The task. Reproduce all the lines below exactly and omit the images.
#####
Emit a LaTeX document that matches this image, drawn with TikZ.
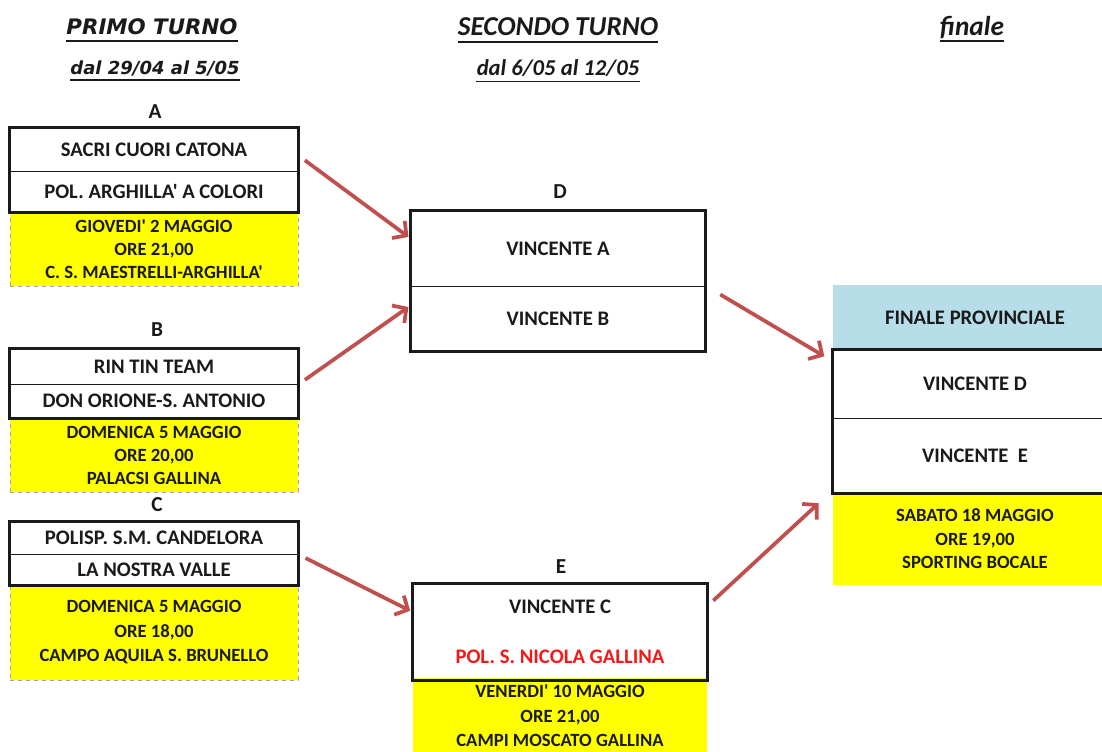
\documentclass[tikz,border=0pt]{standalone}
\usepackage{fontspec}
\setmainfont{Carlito}[Ligatures=TeXOff]
\newfontfamily\verdfont{DejaVu Sans}
\usetikzlibrary{arrows.meta,calc}
\definecolor{ink}{HTML}{1A1A1A}
\definecolor{hilite}{HTML}{FFFF00}
\definecolor{sky}{HTML}{B7DDE8}
\definecolor{arrred}{HTML}{C0504D}
\definecolor{dashgray}{HTML}{A6A6A6}
\definecolor{teamred}{HTML}{F41818}
\tikzset{
  cell/.style={draw=ink, line width=0.6pt, inner sep=0pt, text=ink, font=\bfseries\fontsize{15.5}{18}\selectfont},
  boxFrame/.style={draw=ink, line width=1.9pt},
  info/.style={fill=hilite, draw=dashgray, dashed, line width=0.5pt, inner sep=0pt, align=center, text=ink},
  groupLbl/.style={text=ink, inner sep=0pt, font=\bfseries\fontsize{16}{18}\selectfont},
  roundTtl/.style={text=ink, inner sep=0pt, font=\bfseries\itshape\fontsize{20.5}{24}\selectfont},
  ulLine/.style={draw=ink, line width=1.2pt},
  arr/.style={draw=arrred, line width=2.8pt, -{Straight Barb[length=7.5pt,width=16pt]}, shorten <=6pt, shorten >=2pt},
}

\begin{document}
\begin{tikzpicture}[x=0.75pt, y=-0.75pt]
  \useasboundingbox (0,0) rectangle (1102,751);
  \clip (0,0) rectangle (1102,751);

  % round titles
  \node[roundTtl, font=\verdfont\bfseries\itshape\fontsize{16}{18}\selectfont] (t1) at (152,27) {PRIMO TURNO};
  \node[roundTtl, font=\verdfont\bfseries\itshape\fontsize{13.5}{16}\selectfont] (d1) at (155,68) {dal 29/04 al 5/05};
  \node[roundTtl] (t2) at (558,27) {SECONDO TURNO};
  \node[roundTtl, font=\bfseries\itshape\fontsize{17}{20}\selectfont] (d2) at (558,68) {dal 6/05 al 12/05};
  \node[roundTtl] (t3) at (972,27) {finale};
  \foreach \t in {t1,d1,t2,d2,t3}
    \draw[ulLine] ($(\t.base west)+(0,6)$) -- ($(\t.base east)+(0,6)$);

  % primo turno
  \node[groupLbl] (labA) at (155,112) {A};
  \node[info, minimum width=216pt, minimum height=55.5pt, font=\bfseries\fontsize{14}{17.25}\selectfont] (infoA) at (154,249)
    {GIOVEDI' 2 MAGGIO\\ORE 21,00\\C. S. MAESTRELLI-ARGHILLA'};
  \node[cell, minimum width=216pt, minimum height=32.25pt] (A1) at (154,149.5) {SACRI CUORI CATONA};
  \node[cell, minimum width=216pt, minimum height=30.75pt] (A2) at (154,191.5) {POL. ARGHILLA' A COLORI};
  \draw[boxFrame] (A1.north west) rectangle (A2.south east);

  \node[groupLbl] (labB) at (157,330) {B};
  \node[info, minimum width=216pt, minimum height=55.5pt, font=\bfseries\fontsize{14}{17.25}\selectfont] (infoB) at (154,455)
    {DOMENICA 5 MAGGIO\\ORE 20,00\\PALACSI GALLINA};
  \node[cell, minimum width=216pt, minimum height=26.25pt] (B1) at (154,366.5) {RIN TIN TEAM};
  \node[cell, minimum width=216pt, minimum height=25.5pt] (B2) at (154,401) {DON ORIONE-S. ANTONIO};
  \draw[boxFrame] (B1.north west) rectangle (B2.south east);

  \node[groupLbl] (labC) at (157,505) {C};
  \node[info, minimum width=216pt, minimum height=71.25pt, font=\bfseries\fontsize{14}{18.4}\selectfont] (infoC) at (154,632.5)
    {DOMENICA 5 MAGGIO\\ORE 18,00\\CAMPO AQUILA S. BRUNELLO};
  \node[cell, minimum width=216pt, minimum height=24pt] (C1) at (154,538) {POLISP. S.M. CANDELORA};
  \node[cell, minimum width=216pt, minimum height=23.25pt] (C2) at (154,569.5) {LA NOSTRA VALLE};
  \draw[boxFrame] (C1.north west) rectangle (C2.south east);

  % secondo turno
  \node[groupLbl] (labD) at (560,192) {D};
  \node[cell, minimum width=220.5pt, minimum height=56.25pt] (D1) at (558,248.5) {VINCENTE A};
  \node[cell, minimum width=220.5pt, minimum height=48.75pt] (D2) at (558,318.5) {VINCENTE B};
  \draw[boxFrame] (D1.north west) rectangle (D2.south east);

  \node[groupLbl] (labE) at (561,567) {E};
  \node[info, draw=none, minimum width=220.5pt, minimum height=57pt, font=\bfseries\fontsize{14}{18.3}\selectfont] (infoE) at (560,716)
    {VENERDI' 10 MAGGIO\\ORE 21,00\\CAMPI MOSCATO GALLINA};
  \node[cell, align=center, minimum width=220.5pt, minimum height=72pt, font=\bfseries\fontsize{15.5}{37.5}\selectfont] (E) at (560,632)
    {VINCENTE C\\\textcolor{teamred}{POL. S. NICOLA GALLINA}};
  \draw[boxFrame] (E.north west) rectangle (E.south east);

  % finale
  \node[cell, draw=none, fill=sky, minimum width=213pt, minimum height=48.75pt] (FH) at (975,317.5) {FINALE PROVINCIALE};
  \node[info, draw=none, minimum width=213pt, minimum height=69pt, font=\bfseries\fontsize{14}{17.6}\selectfont] (infoF) at (975,539)
    {SABATO 18 MAGGIO\\ORE 19,00\\SPORTING BOCALE};
  \node[cell, minimum width=213pt, minimum height=51pt] (F1) at (975,384) {VINCENTE D};
  \node[cell, minimum width=213pt, minimum height=56.25pt] (F2) at (975,455.5) {VINCENTE~~E};
  \draw[boxFrame] (F1.north west) rectangle (F2.south east);

  % arrows
  \draw[arr] ($(A1.east)+(0,6)$) -- ($(D1.west)+(0,-10)$);
  \draw[arr] (B1.south east) -- ($(D2.west)+(0,-13)$);
  \draw[arr] (C1.south east) -- ($(E.west)+(0,-20)$);
  \draw[arr] ($(D1.south east)+(8,4)$) -- ($(F1.north west)+(-6,8)$);
  \draw[arr] ($(E.east)+(0,-26)$) -- ($(F2.south west)+(-12,8)$);
\end{tikzpicture}
\end{document}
#####
Result.
Emit a LaTeX document that matches this image, drawn with TikZ.
\documentclass[tikz,border=0pt]{standalone}
\usepackage{fontspec}
\setmainfont{Carlito}[Ligatures=TeXOff]
\newfontfamily\verdfont{DejaVu Sans}
\usetikzlibrary{arrows.meta,calc}
\definecolor{ink}{HTML}{1A1A1A}
\definecolor{hilite}{HTML}{FFFF00}
\definecolor{sky}{HTML}{B7DDE8}
\definecolor{arrred}{HTML}{C0504D}
\definecolor{dashgray}{HTML}{A6A6A6}
\definecolor{teamred}{HTML}{F41818}
\tikzset{
  cell/.style={draw=ink, line width=0.6pt, inner sep=0pt, text=ink, font=\bfseries\fontsize{15.5}{18}\selectfont},
  boxFrame/.style={draw=ink, line width=1.9pt},
  info/.style={fill=hilite, draw=dashgray, dashed, line width=0.5pt, inner sep=0pt, align=center, text=ink},
  groupLbl/.style={text=ink, inner sep=0pt, font=\bfseries\fontsize{16}{18}\selectfont},
  roundTtl/.style={text=ink, inner sep=0pt, font=\bfseries\itshape\fontsize{20.5}{24}\selectfont},
  ulLine/.style={draw=ink, line width=1.2pt},
  arr/.style={draw=arrred, line width=2.8pt, -{Straight Barb[length=7.5pt,width=16pt]}, shorten <=6pt, shorten >=2pt},
}

\begin{document}
\begin{tikzpicture}[x=0.75pt, y=-0.75pt]
  \useasboundingbox (0,0) rectangle (1102,751);
  \clip (0,0) rectangle (1102,751);

  % round titles
  \node[roundTtl, font=\verdfont\bfseries\itshape\fontsize{16}{18}\selectfont] (t1) at (152,27) {PRIMO TURNO};
  \node[roundTtl, font=\verdfont\bfseries\itshape\fontsize{13.5}{16}\selectfont] (d1) at (155,68) {dal 29/04 al 5/05};
  \node[roundTtl] (t2) at (558,27) {SECONDO TURNO};
  \node[roundTtl, font=\bfseries\itshape\fontsize{17}{20}\selectfont] (d2) at (558,68) {dal 6/05 al 12/05};
  \node[roundTtl] (t3) at (972,27) {finale};
  \foreach \t in {t1,d1,t2,d2,t3}
    \draw[ulLine] ($(\t.base west)+(0,6)$) -- ($(\t.base east)+(0,6)$);

  % primo turno
  \node[groupLbl] (labA) at (155,112) {A};
  \node[info, minimum width=216pt, minimum height=55.5pt, font=\bfseries\fontsize{14}{17.25}\selectfont] (infoA) at (154,249)
    {GIOVEDI' 2 MAGGIO\\ORE 21,00\\C. S. MAESTRELLI-ARGHILLA'};
  \node[cell, minimum width=216pt, minimum height=32.25pt] (A1) at (154,149.5) {SACRI CUORI CATONA};
  \node[cell, minimum width=216pt, minimum height=30.75pt] (A2) at (154,191.5) {POL. ARGHILLA' A COLORI};
  \draw[boxFrame] (A1.north west) rectangle (A2.south east);

  \node[groupLbl] (labB) at (157,330) {B};
  \node[info, minimum width=216pt, minimum height=55.5pt, font=\bfseries\fontsize{14}{17.25}\selectfont] (infoB) at (154,455)
    {DOMENICA 5 MAGGIO\\ORE 20,00\\PALACSI GALLINA};
  \node[cell, minimum width=216pt, minimum height=26.25pt] (B1) at (154,366.5) {RIN TIN TEAM};
  \node[cell, minimum width=216pt, minimum height=25.5pt] (B2) at (154,401) {DON ORIONE-S. ANTONIO};
  \draw[boxFrame] (B1.north west) rectangle (B2.south east);

  \node[groupLbl] (labC) at (157,505) {C};
  \node[info, minimum width=216pt, minimum height=71.25pt, font=\bfseries\fontsize{14}{18.4}\selectfont] (infoC) at (154,632.5)
    {DOMENICA 5 MAGGIO\\ORE 18,00\\CAMPO AQUILA S. BRUNELLO};
  \node[cell, minimum width=216pt, minimum height=24pt] (C1) at (154,538) {POLISP. S.M. CANDELORA};
  \node[cell, minimum width=216pt, minimum height=23.25pt] (C2) at (154,569.5) {LA NOSTRA VALLE};
  \draw[boxFrame] (C1.north west) rectangle (C2.south east);

  % secondo turno
  \node[groupLbl] (labD) at (560,192) {D};
  \node[cell, minimum width=220.5pt, minimum height=56.25pt] (D1) at (558,248.5) {VINCENTE A};
  \node[cell, minimum width=220.5pt, minimum height=48.75pt] (D2) at (558,318.5) {VINCENTE B};
  \draw[boxFrame] (D1.north west) rectangle (D2.south east);

  \node[groupLbl] (labE) at (561,567) {E};
  \node[info, draw=none, minimum width=220.5pt, minimum height=57pt, font=\bfseries\fontsize{14}{18.3}\selectfont] (infoE) at (560,716)
    {VENERDI' 10 MAGGIO\\ORE 21,00\\CAMPI MOSCATO GALLINA};
  \node[cell, align=center, minimum width=220.5pt, minimum height=72pt, font=\bfseries\fontsize{15.5}{37.5}\selectfont] (E) at (560,632)
    {VINCENTE C\\\textcolor{teamred}{POL. S. NICOLA GALLINA}};
  \draw[boxFrame] (E.north west) rectangle (E.south east);

  % finale
  \node[cell, draw=none, fill=sky, minimum width=213pt, minimum height=48.75pt] (FH) at (975,317.5) {FINALE PROVINCIALE};
  \node[info, draw=none, minimum width=213pt, minimum height=69pt, font=\bfseries\fontsize{14}{17.6}\selectfont] (infoF) at (975,539)
    {SABATO 18 MAGGIO\\ORE 19,00\\SPORTING BOCALE};
  \node[cell, minimum width=213pt, minimum height=51pt] (F1) at (975,384) {VINCENTE D};
  \node[cell, minimum width=213pt, minimum height=56.25pt] (F2) at (975,455.5) {VINCENTE~~E};
  \draw[boxFrame] (F1.north west) rectangle (F2.south east);

  % arrows
  \draw[arr] ($(A1.east)+(0,6)$) -- ($(D1.west)+(0,-10)$);
  \draw[arr] (B1.south east) -- ($(D2.west)+(0,-13)$);
  \draw[arr] (C1.south east) -- ($(E.west)+(0,-20)$);
  \draw[arr] ($(D1.south east)+(8,4)$) -- ($(F1.north west)+(-6,8)$);
  \draw[arr] ($(E.east)+(0,-26)$) -- ($(F2.south west)+(-12,8)$);
\end{tikzpicture}
\end{document}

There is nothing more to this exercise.